Close relatives or friends often serve as surrogate decision-makers for patients in intensive care units. Physicians are usually comfortable answering their medical questions. But what happens when spiritual or religious issues arise in the context of end-of-life decisions?

Researchers at The University of Pittsburgh and colleagues at other institutions designed a multicenter prospective cohort study in which —after obtaining appropriate consent from participants--they taped conversations between these surrogates and physicians.

The conversations were all in the ICU setting.

Among their findings: discussion of religious or spiritual considerations occurred in fewer than 20% of conversations when physicians were speaking to surrogates who had “a relatively high degree of religiosity.”

That might not matter to most physicians, who, the team found, were more likely than surrogates to be agnostic, atheistic, or at least non-practicing when it came to following an organized religion.

But to the surrogates—most of whom were religious—the physicians’ avoidance of any expression of religious or spiritual sentiments was seen as a lapse.

That goes against recommendations that “health care professionals attend to the spiritual concerns of patients and their family members,” the authors note.

Physicians and nurses do not necessarily have to use religious language, or pray with patients.
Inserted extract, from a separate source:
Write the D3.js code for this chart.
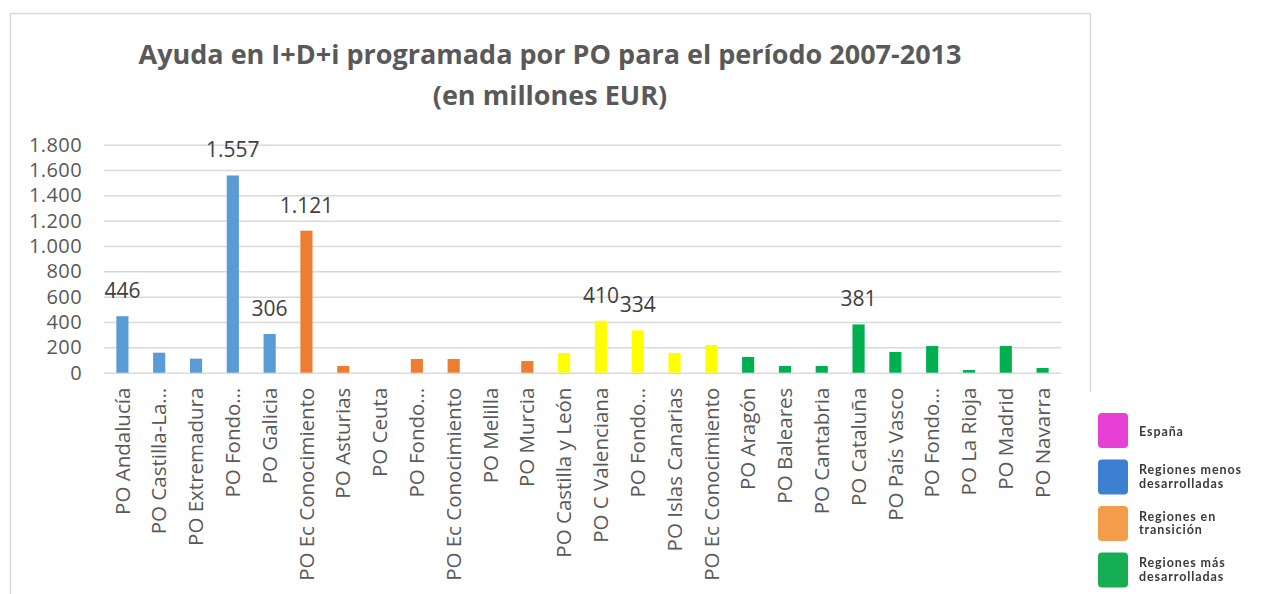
<!DOCTYPE html>
<html>
<head>
<meta charset="utf-8">
<script src="https://cdn.jsdelivr.net/npm/d3@7"></script>
<style>
  body { margin: 0; background: #fff; }
  text { font-family: "Open Sans", sans-serif; }
</style>
</head>
<body>
<svg class="chart"></svg>
<script>
var width = 1265,
    height = 594;

// data (millones EUR)
var categories = ["PO Andalucía", "PO Castilla-La…", "PO Extremadura", "PO Fondo…", "PO Galicia",
  "PO Ec Conocimiento", "PO Asturias", "PO Ceuta", "PO Fondo…", "PO Ec Conocimiento", "PO Melilla",
  "PO Murcia", "PO Castilla y León", "PO C Valenciana", "PO Fondo…", "PO Islas Canarias",
  "PO Ec Conocimiento", "PO Aragón", "PO Baleares", "PO Cantabria", "PO Cataluña", "PO País Vasco",
  "PO Fondo…", "PO La Rioja", "PO Madrid", "PO Navarra"];
var values = [446, 158, 111, 1557, 306, 1121, 53, 0, 108, 108, 0, 92, 156, 410, 334, 156, 219,
  124, 53, 53, 381, 164, 211, 21, 211, 37];
var groups = [0, 0, 0, 0, 0, 1, 1, 1, 1, 1, 1, 1, 2, 2, 2, 2, 2, 3, 3, 3, 3, 3, 3, 3, 3, 3];
var shownLabels = [446, 1557, 306, 1121, 410, 334, 381];
var yTicks = [0, 200, 400, 600, 800, 1000, 1200, 1400, 1600, 1800];
var groupColors = ["#5b9bd5", "#ed7d31", "#ffff00", "#00b050"];
var legendNames = [["España"], ["Regiones menos", "desarrolladas"], ["Regiones en", "transición"], ["Regiones más", "desarrolladas"]];
var legendColors = ["#e63fd6", "#3d7fd0", "#f49c48", "#13ae52"];

var titleLines = ["Ayuda en I+D+i programada por PO para el período 2007-2013", "(en millones EUR)"];

var es = d3.formatLocale({decimal: ",", thousands: ".", grouping: [3], currency: ["", " €"]});
var fmt = es.format(",");

var plotLeft = 104, plotRight = 1061, plotTop = 144.7, plotBottom = 372.7;

var chart = d3.select(".chart")
    .attr("width", width)
    .attr("height", height);

var xscale = d3.scaleBand().domain(d3.range(categories.length)).range([plotLeft, plotRight]).padding(0);
var yscale = d3.scaleLinear().domain([0, 1800]).range([plotBottom, plotTop]);

// chart area border
chart.append("path")
  .attr("d", "M10.5," + height + "V13.5H1090.5V392")
  .attr("fill", "none")
  .attr("stroke", "#d9d9d9")
  .attr("stroke-width", 1.5);

// title
chart.append("text")
  .attr("x", 550)
  .attr("text-anchor", "middle")
  .attr("fill", "#595959")
  .style("font-weight", "bold")
  .style("font-size", "27px")
  .selectAll("tspan")
  .data(titleLines)
  .enter().append("tspan")
    .attr("x", 550)
    .attr("y", function(d, i) { return 64 + i * 41; })
    .text(function(d) { return d; });

// gridlines
var yAxis = d3.axisLeft(yscale)
  .tickValues(yTicks)
  .tickSize(-(plotRight - plotLeft))
  .tickFormat(fmt);

var gy = chart.append("g")
  .attr("transform", "translate(" + plotLeft + ",0)")
  .call(yAxis);
gy.select(".domain").remove();
gy.selectAll(".tick line").attr("stroke", "#d9d9d9").attr("stroke-width", 1.5);
gy.selectAll(".tick text")
  .attr("x", -22)
  .attr("fill", "#595959")
  .style("font-size", "20px")
  .style("letter-spacing", "0.4px")
  .style("font-family", "Open Sans");

// bars
var barW = xscale.bandwidth() * 0.33;
chart.append("g").selectAll("rect")
  .data(values)
  .enter().append("rect")
    .attr("x", function(d, i) { return xscale(i) + xscale.bandwidth() / 2 - barW / 2; })
    .attr("y", function(d) { return yscale(d); })
    .attr("width", barW)
    .attr("height", function(d) { return yscale(0) - yscale(d); })
    .attr("fill", function(d, i) { return groupColors[groups[i]]; });

// data labels (only some are shown)
chart.append("g").selectAll("text")
  .data(values.map(function(v, i) { return {v: v, i: i}; })
    .filter(function(d) { return shownLabels.indexOf(d.v) >= 0; }))
  .enter().append("text")
    .attr("x", function(d) { return xscale(d.i) + xscale.bandwidth() / 2; })
    .attr("y", function(d) { return yscale(d.v) - 18; })
    .attr("text-anchor", "middle")
    .attr("fill", "#404040")
    .style("font-size", "21px")
    .text(function(d) { return fmt(d.v); });

// x-axis labels
var xAxis = d3.axisBottom(xscale).tickSize(0).tickFormat(function(i) { return categories[i]; });
var gx = chart.append("g")
  .attr("transform", "translate(0," + plotBottom + ")")
  .call(xAxis);
gx.select(".domain").remove();
gx.selectAll(".tick text")
  .attr("transform", "rotate(-90)")
  .attr("x", -15)
  .attr("y", 0)
  .attr("dy", "0.35em")
  .attr("text-anchor", "end")
  .attr("fill", "#595959")
  .style("font-size", "20.5px")
  .style("font-family", "Open Sans");

// legend (pasted picture in the original)
var defs = chart.append("defs");
defs.append("filter").attr("id", "soft")
  .append("feGaussianBlur").attr("stdDeviation", 0.7);

var legend = chart.append("g")
  .attr("filter", "url(#soft)");

var lg = legend.selectAll("g")
  .data(legendNames)
  .enter().append("g")
    .attr("transform", function(d, i) { return "translate(1098," + (413 + i * 46.5) + ")"; });

lg.append("rect")
  .attr("width", 30)
  .attr("height", 35)
  .attr("rx", 4)
  .attr("fill", function(d, i) { return legendColors[i]; });

lg.append("text")
  .attr("x", 41)
  .attr("fill", "#3a3a3a")
  .style("font-weight", "bold")
  .style("font-size", "12.5px")
  .style("letter-spacing", "0.9px")
  .style("font-family", "Lato")
  .selectAll("tspan")
  .data(function(d) { return d; })
  .enter().append("tspan")
    .attr("x", 41)
    .attr("y", function(d, i, n) { return n.length === 1 ? 23 : 14.5 + i * 13.5; })
    .text(function(d) { return d; });
</script>
</body>
</html>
But they should express concern by “using open-ended questions, asking patients to say more, providing empathy, and involving spiritual care appropriately,” wrote Natalie Ernecoff, MPH and colleagues in an article in JAMA Internal Medicine.

The team also found that in their participant group, about 75% of the surrogates said they were Christian, compared to 44.1% of the physicians and other caregivers. More than a third (35.2% of the physicians said they were atheist, agnostic, or had no religious affiliation.

The authors said their study shows that in this era of patient-centered care, “developing strategies to ensure adequate exploration and integration of religious and spiritual consideration may be important” to ICU patients and their families.